# Fee Structure of Private medical colleges.



## WajeehBJ

Hello,
I wanted to know the fee structure of various private medical colleges of Pakistan. Could anyone inform me about the fee structure of sharif medical and dental college, wah medical college, central park medical college, lahore medical and dental college, CMH, yusra medical college and federal medical and dental college (PIMS). I'd be really grateful. Also tell your opinion about the best private medical college of Pakistan except Army medical college and Agha khan.

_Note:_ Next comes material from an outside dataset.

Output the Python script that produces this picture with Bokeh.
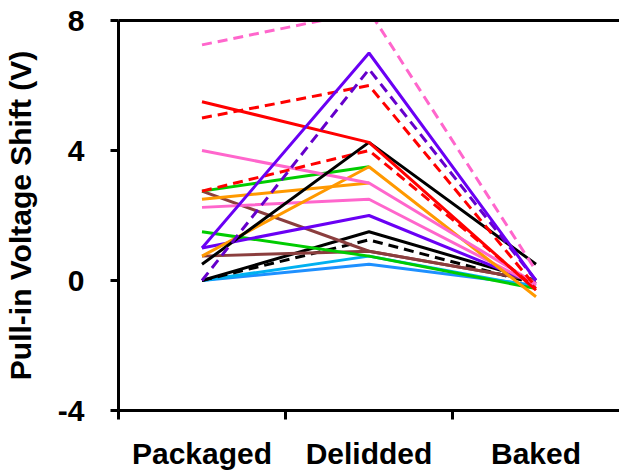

And if possible, do let me know which private medical college has has the least fees among all.


----------



## sandal ashraf

u want to apply on local seat or foreign/overseas seat?


----------



## WajeehBJ

sandal ashraf said:


> u want to apply on local seat or foreign/overseas seat?


I want to apply for local seat....


----------



## sandal ashraf

WajeehBJ said:


> I want to apply for local seat....


on local seat approximately every private college has fee around 4 to 5 lakh or maximum 6 lakh


----------



## WajeehBJ

sandal ashraf said:


> on local seat approximately every private college has fee around 4 to 5 lakh or maximum 6 lakh


and in particular what is the fee structure of sharif medical and dental college?


----------



## sandal ashraf

WajeehBJ said:


> and in particular what is the fee structure of sharif medical and dental college?


approximately it is about 5lakhs


----------